→ Task requirements
Retype the opening lines of the listing below, ending with the line that contains "0.200, 0.167, 0.140, 0.117, 0.098, 0.082, 0.068, 0.057]", and leave out any pictures.

------------

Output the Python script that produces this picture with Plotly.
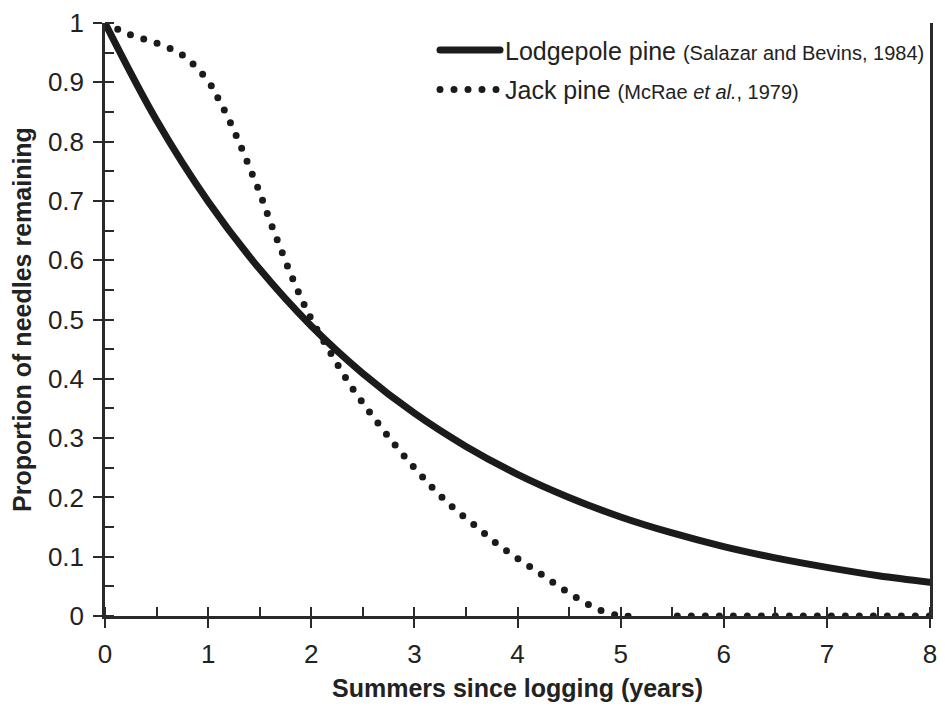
import plotly.graph_objects as go

# Lodgepole pine (solid curve)
years = [0, 0.5, 1, 1.5, 2, 2.5, 3, 3.5, 4, 4.5, 5, 5.5, 6, 6.5, 7, 7.5, 8]
lodgepole = [1.000, 0.836, 0.699, 0.585, 0.489, 0.409, 0.342, 0.286, 0.239,
             0.200, 0.167, 0.140, 0.117, 0.098, 0.082, 0.068, 0.057]

# Jack pine (dotted curve); None marks the stretch hidden on the x axis
jack_years = [0, 0.25, 0.5, 0.75, 1.0, 1.1, 1.2, 1.3, 1.4, 1.5, 1.6, 1.7, 1.8,
              1.9, 2.0, 2.2, 2.4, 2.6, 2.8, 3.0, 3.2, 3.4, 3.6, 3.8, 4.0, 4.2,
              4.4, 4.6, 4.8, 5.0, 5.1, 5.3, 5.55, 8]
jack = [1.0, 0.98, 0.966, 0.946, 0.902, 0.872, 0.838, 0.799, 0.757, 0.714,
        0.666, 0.621, 0.577, 0.537, 0.501, 0.440, 0.384, 0.336, 0.291, 0.250,
        0.212, 0.179, 0.151, 0.122, 0.097, 0.074, 0.050, 0.028, 0.010, 0.0,
        0.0, None, 0.0, 0.0]

FONT = "Liberation Sans, Arial, sans-serif"
INK = "#1b1b1b"
AXIS = "#2a2a2a"

fig = go.Figure()
fig.add_trace(go.Scatter(
    x=years, y=lodgepole, mode="lines", legendgroup="a",
    name="Lodgepole pine <span style='font-size:20px'>(Salazar and Bevins, 1984)</span>",
    line=dict(color=INK, width=7, shape="spline")))
fig.add_trace(go.Scatter(
    x=jack_years, y=jack, mode="lines", legendgroup="b",
    name="Jack pine <span style='font-size:20px'>(McRae <i>et al.</i>, 1979)</span>",
    line=dict(color=INK, width=7, dash="0px,14px", shape="spline")))

axis_common = dict(
    showgrid=False, zeroline=False, showline=True, linecolor=AXIS, linewidth=2.5,
    ticks="outside", ticklen=9, tickwidth=2, tickcolor=AXIS,
    tickfont=dict(size=26, color="#222", family=FONT), ticklabelstandoff=4,
)
# inside half of the major ticks, so they cross the axis line
inner_ticks = dict(showgrid=False, zeroline=False, showline=False, showticklabels=False,
                   ticks="inside", ticklen=9, tickwidth=2, tickcolor=AXIS)

fig.update_layout(
    width=945, height=706,
    paper_bgcolor="white", plot_bgcolor="white",
    font=dict(family=FONT, color="#222"),
    margin=dict(l=105, r=8, t=22, b=89),
    xaxis=dict(range=[0, 8], dtick=1,
               title=dict(text="<b>Summers since logging (years)</b>",
                          font=dict(size=25), standoff=12),
               minor=dict(dtick=0.5, ticks="inside", ticklen=9, tickwidth=2, tickcolor=AXIS),
               **axis_common),
    yaxis=dict(range=[0, 1], dtick=0.1, mirror=True,
               title=dict(text="<b>Proportion of needles remaining</b>",
                          font=dict(size=25), standoff=10),
               minor=dict(dtick=0.05, ticks="inside", ticklen=9, tickwidth=2, tickcolor=AXIS),
               **axis_common),
    xaxis2=dict(overlaying="x", matches="x", anchor="y", range=[0, 8], dtick=1, **inner_ticks),
    yaxis2=dict(overlaying="y", matches="y", anchor="x", range=[0, 1], dtick=0.1, **inner_ticks),
    legend=dict(x=1, xanchor="right", y=0.993, yanchor="top", bgcolor="rgba(0,0,0,0)",
                font=dict(size=25, family=FONT, color="#222"),
                itemwidth=60, tracegroupgap=4),
)

# zero page margin; round caps turn the zero-length dashes into round dots
page_fix = ("document.body.style.margin='0';"
            "var s=document.createElement('style');"
            "s.textContent='.js-line{stroke-linecap:round}';"
            "document.head.appendChild(s);")
fig.write_html("out.html", post_script=page_fix, config={"displayModeBar": False})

------------

→ Response to the task
Output the Python script that produces this picture with Plotly.
import plotly.graph_objects as go

# Lodgepole pine (solid curve)
years = [0, 0.5, 1, 1.5, 2, 2.5, 3, 3.5, 4, 4.5, 5, 5.5, 6, 6.5, 7, 7.5, 8]
lodgepole = [1.000, 0.836, 0.699, 0.585, 0.489, 0.409, 0.342, 0.286, 0.239,
             0.200, 0.167, 0.140, 0.117, 0.098, 0.082, 0.068, 0.057]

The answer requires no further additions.